CCountry::ListSpecies appears to be called in the frame update, in order to determine habitability for the colonizable planet icons on the map. If there are a significant number of species obviously doing this every frame is going to be performance impacting, and I can't think of any reason that information would need to be frame-accurate (If the colonizable planet icon shows up 10 seconds AFTER you get a new species, I'm sure that'd be fine, it doesn't need to be within 20 milliseconds). The parent function doees appear to have some kind of Caching in it, so I should look into that as well.

COutliner::InternalUpdate

Not Implemented, workaround implemented in game

This function is called in every frame whether all outliner sections are closed or not, and even if the entire outliner is closed.
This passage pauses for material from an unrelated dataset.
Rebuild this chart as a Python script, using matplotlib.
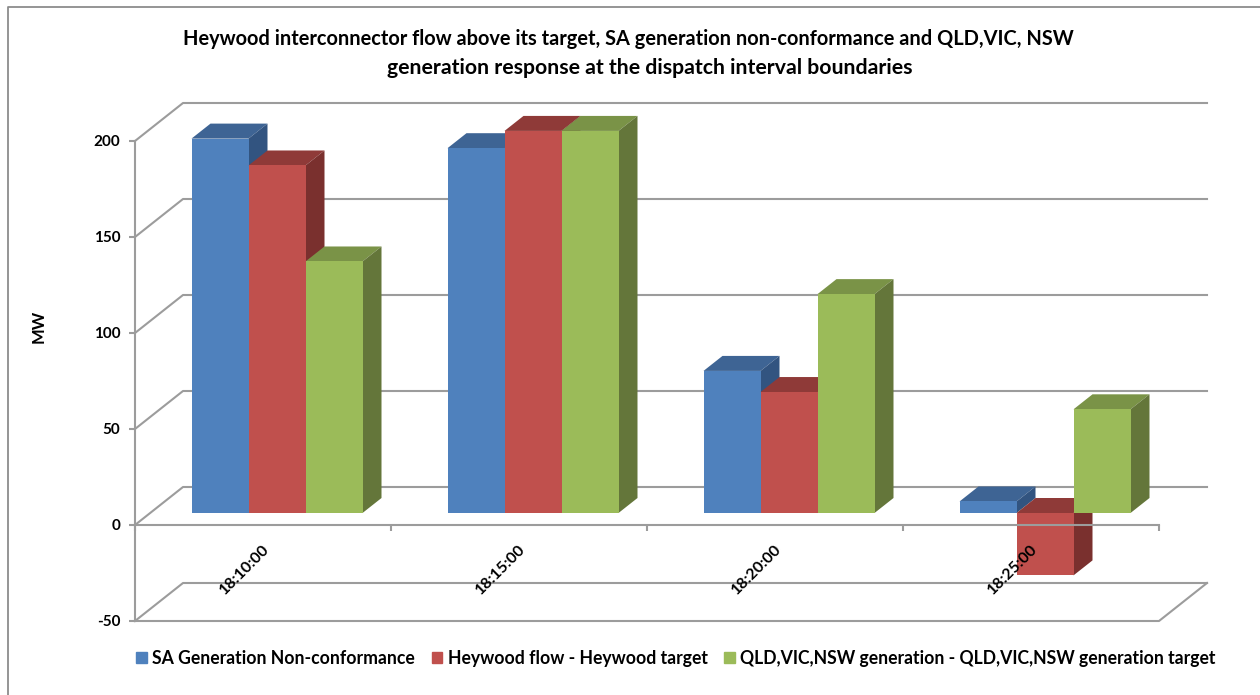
import numpy as np
import matplotlib
matplotlib.use('Agg')
import matplotlib.pyplot as plt
from matplotlib.lines import Line2D
from matplotlib.patches import Polygon

plt.rcParams['font.family'] = ['Lato', 'DejaVu Sans']
plt.rcParams['axes.unicode_minus'] = False

categories = ['18:10:00', '18:15:00', '18:20:00', '18:25:00']
sa_nonconf = [195, 190, 74, 6]
heywood = [181, 199, 63, -32.5]
qld_vic_nsw = [131, 199, 114, 54]
series_names = ['SA Generation Non-conformance', 'Heywood flow - Heywood target',
                'QLD,VIC,NSW generation - QLD,VIC,NSW generation target']
yticks = [-50, 0, 50, 100, 150, 200]

front = ['#4F81BD', '#C0504D', '#9BBB59']
top = ['#3E6494', '#8F3A38', '#7A9347']
side = ['#325480', '#7A302E', '#64763A']
grid = '#9C9C9C'

W, H = 1260, 695
fig = plt.figure(figsize=(W/100, H/100), dpi=100)
# front plane of the fake 3d box: x 135..1159 px, y 141..621 px
ax = fig.add_axes([135/W, 1-621/H, 1024/W, 480/H])
ax.set_xlim(0, 4)
ax.set_ylim(-50, 200)

# depth of the box and of the bars, in data units
dx = 48/256
dy = 38/1.92
bw = 57/256
bar_dx = 19/256
bar_dy = 15/1.92
off_x = 14/256
off_y = 12/1.92

# walls and floor
for v in yticks:
    ax.plot([0, dx, 4+dx], [v, v+dy, v+dy], color=grid, lw=1.5, clip_on=False, zorder=1)
ax.plot([0, 4, 4+dx], [-50, -50, -50+dy], color=grid, lw=1.5, clip_on=False, zorder=1)

handles = [plt.Rectangle((0, 0), 1, 1, color=c) for c in front]
z = 3
for c in range(len(categories)):
    for i, vals in enumerate([sa_nonconf, heywood, qld_vic_nsw]):
        v = vals[c]
        x0 = c + 0.5 - 1.5*bw + i*bw + off_x
        x1 = x0 + bw
        y_lo = off_y + min(v, 0)
        y_hi = off_y + max(v, 0)
        ax.add_patch(Polygon([(x0, y_hi), (x1, y_hi), (x1+bar_dx, y_hi+bar_dy), (x0+bar_dx, y_hi+bar_dy)],
                             closed=True, fc=top[i], ec='none', clip_on=False, zorder=z))
        ax.add_patch(Polygon([(x1, y_lo), (x1+bar_dx, y_lo+bar_dy), (x1+bar_dx, y_hi+bar_dy), (x1, y_hi)],
                             closed=True, fc=side[i], ec='none', clip_on=False, zorder=z))
        ax.bar(x0, v, bw, bottom=off_y, align='edge', color=front[i], clip_on=False, zorder=z+0.5)
        z += 1

for s in ['top', 'right']:
    ax.spines[s].set_visible(False)
ax.spines['left'].set_color(grid)
ax.spines['left'].set_linewidth(1.5)
ax.spines['bottom'].set_position(('data', 0))
ax.spines['bottom'].set_color(grid)
ax.spines['bottom'].set_linewidth(1.5)
ax.spines['bottom'].set_zorder(50)
ax.spines['left'].set_zorder(50)

ax.set_yticks(yticks)
ax.set_xticks(range(5))
ax.set_xticklabels([])
ax.tick_params(axis='x', length=4, width=1.5, color=grid, direction='out')
ax.tick_params(axis='y', length=4, width=1.5, color=grid, pad=6.5, labelsize=11)
for t in ax.get_yticklabels():
    t.set_fontweight('bold')

for c, name in enumerate(categories):
    ax.annotate(name, xy=(c+0.5, 0), xytext=(-18, -45), textcoords='offset pixels',
                rotation=45, ha='center', va='center', fontsize=11.5, fontweight='bold',
                color='black', zorder=60, annotation_clip=False)

fig.text(39/W, 1-326/H, 'MW', rotation=90, ha='center', va='center', fontsize=12, fontweight='bold')
fig.text(628.5/W, 1-39/H, 'Heywood interconnector flow above its target, SA generation non-conformance and QLD,VIC, NSW',
         ha='center', va='center', fontsize=14.4, fontweight='bold')
fig.text(649.5/W, 1-68/H, 'generation response at the dispatch interval boundaries',
         ha='center', va='center', fontsize=15.3, fontweight='bold')

fig.legend(handles, series_names, ncol=3, loc='center', bbox_to_anchor=(676/W, 1-658.5/H),
           frameon=False, prop={'weight': 'bold', 'size': 12.7},
           handlelength=0.6, handleheight=0.6, handletextpad=0.3, columnspacing=0.95,
           borderpad=0, borderaxespad=0)

# frame of the cropped chart area, only left and top are in the picture
fig.add_artist(Line2D([7.5/W, 7.5/W, 1], [0, 1-6.5/H, 1-6.5/H], color='#8C8C8C', lw=1.3))

fig.savefig('out.png', dpi=100)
It doesn't seem to impact anything if it's patched out while the outliner is closed, need to investigating if there is anything hacked into this function that is updating other game state. Also, if it's just updating the data within the outliner then I don't think it needs to be per-frame,. if the outliner updated every second that'd be 1/60th the load and still up-to-date.

Update as of v3.0:

As of v3.0 there is a new define that implements the every x frames functionality, OUTLINER_UPDATE_EVERY_N_FRAMES

Other Outliner

Not implemented, needs investigation

Each section in the outliner has a performance impact, some a LOT more than others (starbases and military fleets being the two big late game impactors, but it probably depends on the gamestate, if you have 10,000 science ships I'm sure that tab would suck). The performance impact is eliminated (aside from the above InternalUpdate) when the sections are closed, although oddly if the sections are open when the outliner itself is closed, the impact remains. I believe most of the impact is from aggregating data to build things like military power strings for fleets too frequently (once per frame), it should be simple to decrease the frequency of these updates assuming the UI isn't totally recent every frame (which it doesn't appear to be). That said, it looked like there may be an improvement to this in 3.0 so this one will wait for that.